Competitive Landscape Reshaped
Morgan Stanley, as one of the top ten U.S. banks, marks the formal entry of traditional banking into the compliant crypto market. Unlike the earlier ETF landscape dominated by asset managers, Morgan Stanley boasts a vast wealth management platform and thousands of advisors, who received crypto access permissions in October 2025. By combining proprietary crypto ETF products with its advisor network, the bank can significantly boost adoption among both retail and institutional clients.
Long-Term Capital Flow Drivers
The approval of the Solana ETF and Morgan Stanley’s entry could trigger a chain reaction. As the regulatory framework matures and institutional confidence strengthens, more traditional financial firms are expected to accelerate the development of their own crypto products. This will drive crypto assets’ structural shift from speculative niche to mainstream asset class.
Scenario Analysis: Potential Paths for the Solana ETF
Given the current regulatory framework, institutional dynamics, and market structure, three possible scenarios emerge:
Scenario 1: Baseline—Steady Progress
Morgan Stanley’s Solana Trust launches as planned in Q3 2026. Other major asset managers (such as Fidelity, VanEck, 21Shares, etc.) receive approval for their Solana ETF products over the course of 2026. The total assets under management in Solana ETFs expand further from current levels.
The SEC’s March 27 batch decision established the approval framework; as a rigorously regulated bank, Morgan Stanley’s compliance standards are typically higher than pure asset managers; and institutional holding surveys indicate robust demand.
Scenario 2: Divergence—Selective Approvals
The SEC applies differentiated treatment to Solana ETFs from various issuers and with different product structures. Some ETFs with staking features are approved, while those involving liquid staking tokens (such as JitoSOL ETFs) face longer review cycles, potentially extending into late 2026 or beyond.
The SEC has already expressed concerns about the staking ETFs from REX Shares and Osprey Funds; guidance has indicated that standard protocol staking does not trigger securities laws, but the regulatory boundaries for liquid staking tokens remain unclear; and the delay of the Fidelity Solana ETF shows that not all applications will be approved simultaneously.
Scenario 3: Tightening—Regulatory Uncertainty Returns
If the SEC’s leadership or policy direction changes, the approval pace for Solana ETFs could be negatively impacted. Solana’s security status could return to the regulatory spotlight, with some approved products required to provide additional disclosures or adjust their structures.
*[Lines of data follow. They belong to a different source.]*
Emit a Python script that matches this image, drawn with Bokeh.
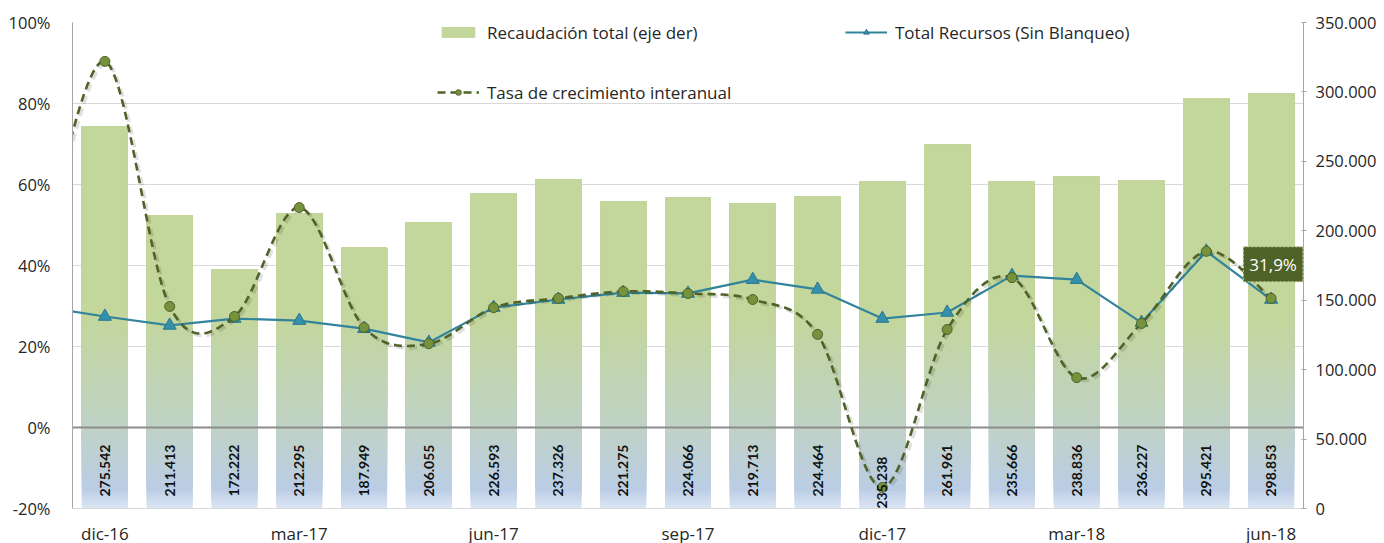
import numpy as np
from bokeh.plotting import figure
from bokeh.models import (Range1d, LinearAxis, FixedTicker, CustomJSTickFormatter,
                          ColumnDataSource, Legend, LegendItem, Label, LabelSet)
from bokeh.core.properties import value
from bokeh.embed import file_html
from bokeh.resources import INLINE

# ---------------- data ----------------
months = ["dic-16", "ene-17", "feb-17", "mar-17", "abr-17", "may-17", "jun-17",
          "jul-17", "ago-17", "sep-17", "oct-17", "nov-17", "dic-17", "ene-18",
          "feb-18", "mar-18", "abr-18", "may-18", "jun-18"]
tick_months = ["dic-16", "mar-17", "jun-17", "sep-17", "dic-17", "mar-18", "jun-18"]

recaudacion = [275542, 211413, 172222, 212295, 187949, 206055, 226593, 237326,
               221275, 224066, 219713, 224464, 235238, 261961, 235666, 238836,
               236227, 295421, 298853]

total_recursos = [27.4, 25.2, 26.9, 26.4, 24.4, 21.0, 29.6, 31.6, 33.3, 33.1,
                  36.5, 34.1, 26.9, 28.4, 37.5, 36.5, 25.9, 43.5, 31.6]
total_recursos_prev = 29.9   # nov-16, outside the visible range

tasa = [90.4, 29.9, 27.4, 54.3, 24.7, 20.7, 29.6, 31.9, 33.6, 33.1,
        31.6, 23.0, -14.8, 24.2, 37.0, 12.3, 25.7, 43.5, 31.9]
tasa_prev = 40.0             # nov-16, outside the visible range

FONT = "Open Sans"
n = len(months)
xpos = [i + 0.5 for i in range(n)]

p = figure(frame_width=1231, frame_height=486, min_border_left=72, min_border_right=78,
           min_border_top=22, min_border_bottom=33,
           x_range=Range1d(0, n), y_range=Range1d(-20, 100),
           output_backend="svg", toolbar_location=None, background_fill_color="white",
           border_fill_color="white", outline_line_color=None)
p.extra_y_ranges = {"right": Range1d(0, 350000)}

# ---------------- gradient bars (stacked bands drawn bottom -> top) ----------------
def band_color(v):
    stops = [(0, (220, 230, 244)), (14000, (186, 205, 229)), (60000, (192, 210, 196)),
             (140000, (195, 214, 155))]
    if v >= stops[-1][0]:
        c = stops[-1][1]
    else:
        for (a, ca), (b, cb) in zip(stops[:-1], stops[1:]):
            if a <= v <= b:
                t = (v - a) / (b - a)
                c = tuple(int(round(ca[k] + (cb[k] - ca[k]) * t)) for k in range(3))
                break
    return "#%02x%02x%02x" % c

band_edges = list(range(0, 150001, 2500))
bx, bb, bt, bc = [], [], [], []
for e in band_edges:
    for i, v in enumerate(recaudacion):
        if e < v:
            bx.append(xpos[i]); bb.append(e); bt.append(v)
            bc.append(band_color(e + 1250 if e < 150000 else 150000))
bar_src = ColumnDataSource(dict(x=bx, bottom=bb, top=bt, color=bc))
bars = p.vbar(x="x", bottom="bottom", top="top", width=0.71, fill_color="color",
              line_color=None, source=bar_src, y_range_name="right")

# zero line
p.hspan(y=[0], line_color="#8c8c8c", line_width=2)

# bar value labels
lab_txt = [f"{v:,}".replace(",", ".") for v in recaudacion]
lab_off = [0] * n
lab_off[12] = -12
lab_src = ColumnDataSource(dict(x=xpos, y=[8600] * n, text=lab_txt, off=lab_off))
p.add_layout(LabelSet(x="x", y="y", text="text", y_offset="off", angle=np.pi / 2,
                      y_range_name="right", source=lab_src, text_align="left",
                      text_baseline="middle", text_font=value("Lato"),
                      text_font_style="bold", text_font_size="14px",
                      text_color="#111111"))

# ---------------- Total Recursos line ----------------
rx = [-0.5] + xpos
ry = [total_recursos_prev] + total_recursos
rec_line = p.line(rx, ry, line_color="#31849B", line_width=2.2)
rec_mk = p.scatter(xpos, total_recursos, marker="triangle", size=13,
                   fill_color="#3590AA", line_color="#2A7890", line_width=1)

# ---------------- Tasa de crecimiento (smoothed dashed line) ----------------
def catmull(xs, ys, steps=24):
    pts = list(zip(xs, ys))
    ox, oy = [], []
    for i in range(len(pts) - 1):
        p0 = pts[i - 1] if i > 0 else pts[i]
        p1, p2 = pts[i], pts[i + 1]
        p3 = pts[i + 2] if i + 2 < len(pts) else pts[i + 1]
        for t in np.linspace(0, 1, steps, endpoint=False):
            t2, t3 = t * t, t * t * t
            for k, out in ((0, ox), (1, oy)):
                out.append(0.5 * (2 * p1[k] + (-p0[k] + p2[k]) * t
                                  + (2 * p0[k] - 5 * p1[k] + 4 * p2[k] - p3[k]) * t2
                                  + (-p0[k] + 3 * p1[k] - 3 * p2[k] + p3[k]) * t3))
    ox.append(pts[-1][0]); oy.append(pts[-1][1])
    return ox, oy

sx, sy = catmull([-0.5] + xpos, [tasa_prev] + tasa)
p.line([x + 0.035 for x in sx], [y - 0.5 for y in sy], line_color="#000000",
       line_alpha=0.12, line_width=3.5, line_dash="8 5")
tasa_line = p.line(sx, sy, line_color="#4F6228", line_width=2.6, line_dash="8 5")
tasa_mk = p.scatter(xpos, tasa, marker="circle", size=10, fill_color="#76923C",
                    line_color="#4F6228", line_width=1)

# last value callout
last_txt = f"{tasa[-1]:.1f}".replace(".", ",") + "%"
p.add_layout(Label(x=xpos[-1], y=tasa[-1], x_offset=2, y_offset=34, text=last_txt,
                   text_align="center", text_baseline="middle", text_color="white",
                   text_font=FONT, text_font_size="17px",
                   background_fill_color="#4F6228", border_line_color="#C4D79B",
                   border_line_dash="2 2", border_line_width=1, padding=6))

# ---------------- axes ----------------
p.xaxis.ticker = FixedTicker(ticks=[xpos[months.index(m)] for m in tick_months])
p.xaxis.formatter = CustomJSTickFormatter(args=dict(labels=months),
                                          code="return labels[Math.round(tick - 0.5)];")
p.xaxis.axis_line_color = "#D9D9D9"
p.xaxis.major_tick_line_color = None
p.xaxis.minor_tick_line_color = None
p.xaxis.major_label_standoff = 7
p.xaxis.major_label_text_font = FONT
p.xaxis.major_label_text_font_size = "17px"
p.xaxis.major_label_text_color = "#262626"

p.yaxis.ticker = FixedTicker(ticks=[-20, 0, 20, 40, 60, 80, 100])
p.yaxis.formatter = CustomJSTickFormatter(code="return tick.toFixed(0) + '%';")
p.yaxis.axis_line_color = "#A6A6A6"
p.yaxis.major_tick_line_color = None
p.yaxis.minor_tick_line_color = None
p.yaxis.major_label_standoff = 16
p.yaxis.major_label_text_font = FONT
p.yaxis.major_label_text_font_size = "16.5px"
p.yaxis.major_label_text_color = "#262626"

raxis = LinearAxis(y_range_name="right",
                   ticker=FixedTicker(ticks=list(range(0, 350001, 50000))),
                   formatter=CustomJSTickFormatter(
                       code="return tick.toFixed(0).replace(/\\B(?=(\\d{3})+(?!\\d))/g, '.');"))
raxis.axis_line_color = "#A6A6A6"
raxis.major_tick_line_color = "#A6A6A6"
raxis.major_tick_in = 2
raxis.major_tick_out = 3
raxis.minor_tick_line_color = None
raxis.major_label_standoff = 9
raxis.major_label_text_font = FONT
raxis.major_label_text_font_size = "16.5px"
raxis.major_label_text_color = "#262626"
p.add_layout(raxis, "right")

p.xgrid.grid_line_color = None
p.ygrid.grid_line_color = "#D9D9D9"
p.ygrid.grid_line_width = 1

# ---------------- legends ----------------
green_idx = len(bx) - 1
leg_kw = dict(padding=0, margin=0, border_line_color=None, background_fill_alpha=0,
              label_text_font=FONT, label_text_font_size="17px",
              label_text_color="#262626", glyph_width=42, glyph_height=14,
              label_height=24, label_standoff=8, spacing=0, label_width=358)
leg1 = Legend(items=[LegendItem(label="Recaudación total (eje der)", renderers=[bars], index=green_idx),
                     LegendItem(label="Total Recursos (Sin Blanqueo)", renderers=[rec_line, rec_mk])],
              orientation="horizontal", location=(365, 464), **leg_kw)
leg2 = Legend(items=[LegendItem(label="Tasa de crecimiento interanual", renderers=[tasa_line, tasa_mk])],
              orientation="horizontal", location=(365, 404), **leg_kw)
p.add_layout(leg1, "center")
p.add_layout(leg2, "center")

open("out.html", "w").write(file_html(p, INLINE))
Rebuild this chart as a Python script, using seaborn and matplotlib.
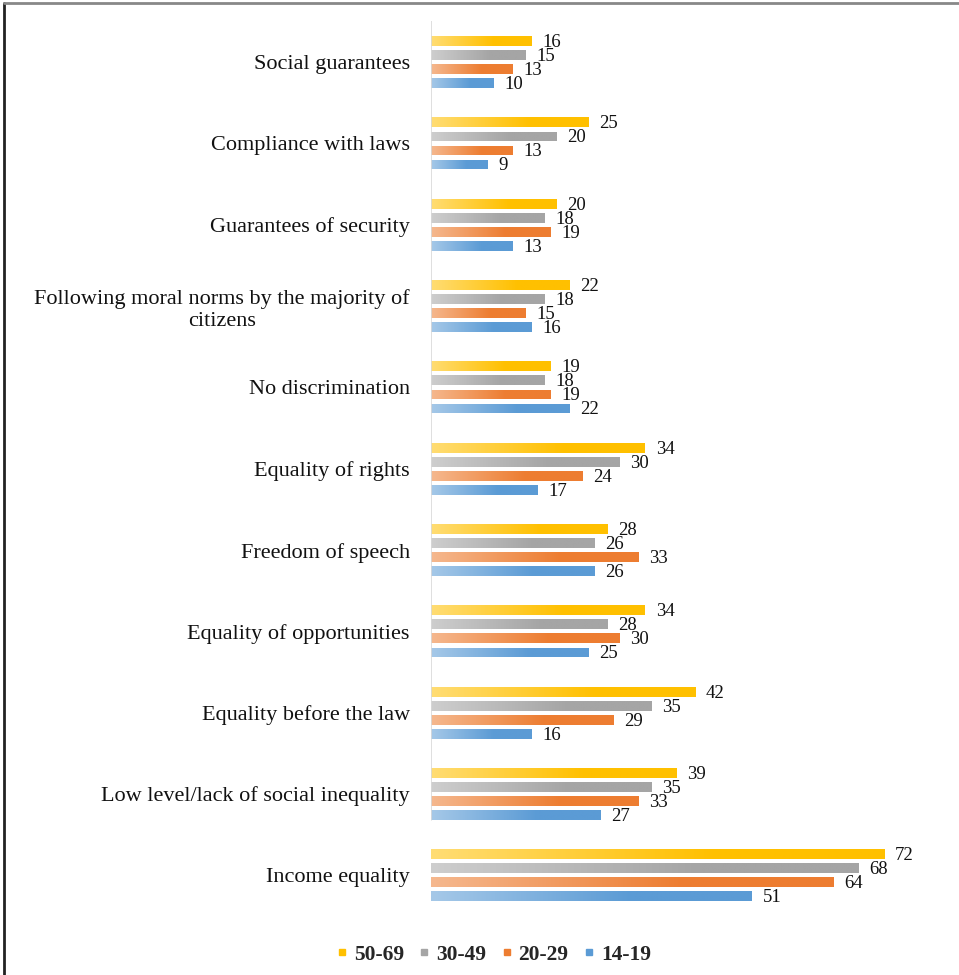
import matplotlib
matplotlib.use("Agg")
import matplotlib.pyplot as plt
import seaborn as sns
import pandas as pd
import numpy as np
from matplotlib.lines import Line2D
from matplotlib.colors import to_rgb

categories = [
    "Social guarantees",
    "Compliance with laws",
    "Guarantees of security",
    "Following moral norms by the majority of\ncitizens",
    "No discrimination",
    "Equality of rights",
    "Freedom of speech",
    "Equality of opportunities",
    "Equality before the law",
    "Low level/lack of social inequality",
    "Income equality",
]
age_groups = ["50-69", "30-49", "20-29", "14-19"]
v_50_69 = [16, 25, 20, 22, 19, 34, 28, 34, 42, 39, 72]
v_30_49 = [15, 20, 18, 18, 18, 30, 26, 28, 35, 35, 68]
v_20_29 = [13, 13, 19, 15, 19, 24, 33, 30, 29, 33, 64]
v_14_19 = [10, 9, 13, 16, 22, 17, 26, 25, 16, 27, 51]
colors = ["#FFC000", "#A5A5A5", "#ED7D31", "#5B9BD5"]

rows = []
for g, vals in zip(age_groups, [v_50_69, v_30_49, v_20_29, v_14_19]):
    for c, v in zip(categories, vals):
        rows.append({"category": c, "group": g, "value": v})
df = pd.DataFrame(rows)

sns.set_theme(style="white")
plt.rcParams["font.family"] = ["Liberation Serif", "DejaVu Serif"]

fig = plt.figure(figsize=(9.59, 9.75), dpi=100)
ax = fig.add_axes([0.449, 0.0605, 0.525, 0.9175])

sns.barplot(data=df, y="category", x="value", hue="group", order=categories,
            hue_order=age_groups, palette=colors, orient="h", width=0.69,
            gap=0.3, ax=ax, legend=False, saturation=1)

ax.set_xlim(0, 80)
ax.set_ylim(10.5, -0.5)

# soft horizontal gradient on each bar (lighter at the left end)
for cont, col in zip(ax.containers, colors):
    rgb = np.array(to_rgb(col))
    t = np.linspace(0, 1, 64)
    mix = 0.55 + 0.45 * np.clip(t * 1.6, 0, 1)
    grad = rgb[None, :] * mix[:, None] + (1 - mix[:, None]) * 1.0
    grad = grad[None, :, :]
    for bar in cont:
        x0, y0 = bar.get_x(), bar.get_y()
        w, h = bar.get_width(), bar.get_height()
        bar.set_facecolor("none")
        bar.set_edgecolor("none")
        im = ax.imshow(grad, extent=(x0, x0 + w, y0 + h, y0), aspect="auto",
                       interpolation="bilinear", zorder=2)
        im.set_clip_path(bar)
        ax.annotate(f"{int(round(w))}", xy=(w, y0 + h / 2),
                    xytext=(8, -1), textcoords="offset points", ha="left", va="center",
                    fontsize=13.5, color="#111111")

ax.set_xlim(0, 80)
ax.set_ylim(10.5, -0.5)
ax.set_xlabel("")
ax.set_ylabel("")
ax.set_xticks([])
for s in ax.spines.values():
    s.set_visible(False)
ax.axvline(0, ymin=0.107, ymax=1.0, color="#d9d9d9", lw=1.2)
ax.tick_params(axis="y", length=0, pad=15, labelsize=16, colors="#111111")
for lab in ax.get_yticklabels():
    lab.set_multialignment("center")

handles = [Line2D([], [], marker="s", linestyle="none", markersize=5,
                  markerfacecolor=c, markeredgecolor=c) for c in colors]
leg = fig.legend(handles, age_groups, loc="center", bbox_to_anchor=(0.512, 0.021),
                 ncol=4, frameon=False, handletextpad=0.05, columnspacing=0.45,
                 handlelength=1.0, prop={"weight": "bold", "size": 15.5})

fig.add_artist(Line2D([0.0045, 0.0045], [0, 0.997], transform=fig.transFigure,
                      color="#222222", lw=2))
fig.add_artist(Line2D([0.0045, 1.0], [0.997, 0.997], transform=fig.transFigure,
                      color="#888888", lw=2))

fig.savefig("out.png", dpi=100, facecolor="white")
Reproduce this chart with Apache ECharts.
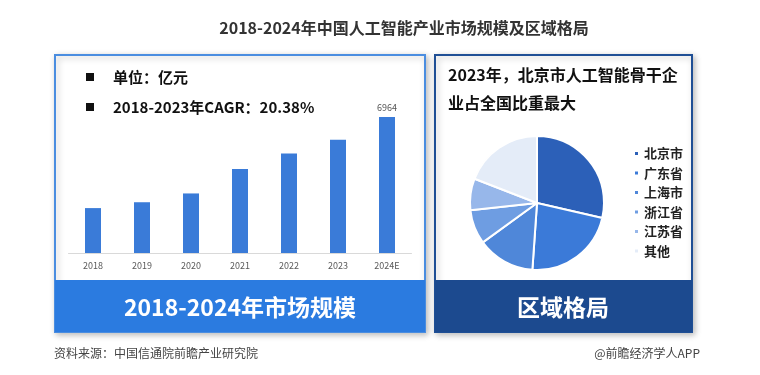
<!DOCTYPE html>
<html>
<head>
<meta charset="utf-8">
<script src="https://cdn.jsdelivr.net/npm/echarts@6/dist/echarts.min.js"></script>
<style>
html,body{margin:0;padding:0;background:#fff;}
#chart{width:760px;height:375px;}
</style>
</head>
<body>
<div id="chart"></div>
<script>
const years = ['2018', '2019', '2020', '2021', '2022', '2023', '2024E'];
const marketSize = [2300, 2600, 3050, 4300, 5100, 5800, 6964];
const labeledYear = '2024E';
const regions = ['北京市', '广东省', '上海市', '浙江省', '江苏省', '其他'];
const regionShare = [28.6, 22.5, 13.9, 8.3, 7.6, 19.1];
const regionColors = ['#2c60b8', '#3b7ad8', '#4f87d9', '#6e9de2', '#97b7ea', '#e4ecf8'];

const mainTitle = '2018-2024年中国人工智能产业市场规模及区域格局';
const unitNote = '单位：亿元';
const cagrNote = '2018-2023年CAGR：20.38%';
const pieNote1 = '2023年，北京市人工智能骨干企';
const pieNote2 = '业占全国比重最大';
const leftBanner = '2018-2024年市场规模';
const rightBanner = '区域格局';
const sourceText = '资料来源：中国信通院前瞻产业研究院';
const brandText = '@前瞻经济学人APP';

const FONT = '"Noto Sans CJK SC", "Noto Sans", sans-serif';

const chart = echarts.init(document.getElementById('chart'), null, {renderer: 'canvas'});

const barData = marketSize.map((v, i) => {
  if (years[i] === labeledYear) {
    return {value: v, label: {show: true, position: 'top', distance: 5, color: '#555', fontSize: 9, fontFamily: FONT}};
  }
  return v;
});

const option = {
  backgroundColor: '#ffffff',
  animation: false,
  textStyle: {fontFamily: FONT},
  graphic: [
    // left box
    {type: 'rect', z: -5, shape: {x: 55, y: 55, width: 370, height: 277},
      style: {fill: '#fff', stroke: '#4a8de0', lineWidth: 2, shadowBlur: 6, shadowColor: 'rgba(0,0,0,0.25)', shadowOffsetX: 2, shadowOffsetY: 2}},
    {type: 'rect', z: -4, shape: {x: 55, y: 280, width: 370, height: 52},
      style: {fill: '#2b7be0'}},
    // right box
    {type: 'rect', z: -5, shape: {x: 435, y: 55, width: 257, height: 277},
      style: {fill: '#fff', stroke: '#1f4f95', lineWidth: 2, shadowBlur: 6, shadowColor: 'rgba(0,0,0,0.25)', shadowOffsetX: 2, shadowOffsetY: 2}},
    {type: 'rect', z: -4, shape: {x: 435, y: 280, width: 257, height: 52},
      style: {fill: '#1c4a8f'}},
    // title
    {type: 'text', z: 10, x: 404, y: 28,
      style: {text: mainTitle, fill: '#333', font: 'bold 16px ' + FONT, align: 'center', verticalAlign: 'middle'}},
    // left notes
    {type: 'rect', z: 10, shape: {x: 86, y: 73, width: 8, height: 8}, style: {fill: '#111'}},
    {type: 'text', z: 10, x: 113, y: 77,
      style: {text: unitNote, fill: '#111', font: 'bold 15px ' + FONT, verticalAlign: 'middle'}},
    {type: 'rect', z: 10, shape: {x: 86, y: 103, width: 8, height: 8}, style: {fill: '#111'}},
    {type: 'text', z: 10, x: 113, y: 107,
      style: {text: cagrNote, fill: '#111', font: 'bold 15px ' + FONT, verticalAlign: 'middle'}},
    // right notes
    {type: 'text', z: 10, x: 448, y: 75,
      style: {text: pieNote1, fill: '#111', font: 'bold 16px ' + FONT, verticalAlign: 'middle'}},
    {type: 'text', z: 10, x: 448, y: 103,
      style: {text: pieNote2, fill: '#111', font: 'bold 16px ' + FONT, verticalAlign: 'middle'}},
    // banners text
    {type: 'text', z: 10, x: 240, y: 307,
      style: {text: leftBanner, fill: '#fff', font: 'bold 23px ' + FONT, align: 'center', verticalAlign: 'middle'}},
    {type: 'text', z: 10, x: 563, y: 307,
      style: {text: rightBanner, fill: '#fff', font: 'bold 23px ' + FONT, align: 'center', verticalAlign: 'middle'}},
    // footer
    {type: 'text', z: 10, x: 54, y: 353,
      style: {text: sourceText, fill: '#444', font: '12px ' + FONT, verticalAlign: 'middle'}},
    {type: 'text', z: 10, x: 700, y: 353,
      style: {text: brandText, fill: '#444', font: '12px ' + FONT, align: 'right', verticalAlign: 'middle'}}
  ],
  grid: {left: 68.5, right: 348.5, top: 96.8, bottom: 122, containLabel: false},
  xAxis: {
    type: 'category',
    data: years,
    axisTick: {show: false},
    axisLine: {show: true, lineStyle: {color: '#d9d9d9', width: 1}},
    axisLabel: {color: '#595959', fontSize: 9, margin: 8, fontFamily: FONT}
  },
  yAxis: {
    type: 'value', min: 0, max: 8000, show: false, splitLine: {show: false}
  },
  legend: {
    orient: 'vertical',
    left: 628,
    top: 142,
    icon: 'rect',
    itemWidth: 5,
    itemHeight: 5,
    itemGap: 6.5,
    data: regions,
    textStyle: {fontSize: 13, color: '#222', fontWeight: 'bold', fontFamily: FONT, padding: [0, 0, 0, 0]}
  },
  series: [
    {
      type: 'bar',
      data: barData,
      barWidth: 16,
      itemStyle: {color: '#3a7bd8'}
    },
    {
      type: 'pie',
      center: [537, 203],
      radius: [0, 67],
      startAngle: 90,
      clockwise: true,
      label: {show: false},
      labelLine: {show: false},
      itemStyle: {borderColor: '#fff', borderWidth: 2},
      data: regions.map((n, i) => ({name: n, value: regionShare[i], itemStyle: {color: regionColors[i]}}))
    }
  ]
};
chart.setOption(option);
</script>
</body>
</html>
The SEC has classified Solana as a security in multiple court documents; a potential U.S. government shutdown could pause SEC operations and slow S-1 reviews. While this scenario is less likely, it cannot be entirely ruled out.
Conclusion
The SEC’s batch decision on March 27, 2026, opened the institutional gateway for Solana ETFs, while Morgan Stanley’s plan to launch its own product in Q3 marks the formal entry of traditional financial giants into the space. From 13F filings revealing institutional holdings to $1.45 billion in cumulative ETF inflows, market signals show that Solana’s institutionalization is accelerating. At the same time, the evolving regulatory framework, differentiated staking features, and reshaped competitive landscape together form a multidimensional narrative for Solana ETFs. For market participants tracking the institutionalization of crypto assets, 2026 is poised to be the pivotal year when Solana ETFs move from "narrative" to "validation."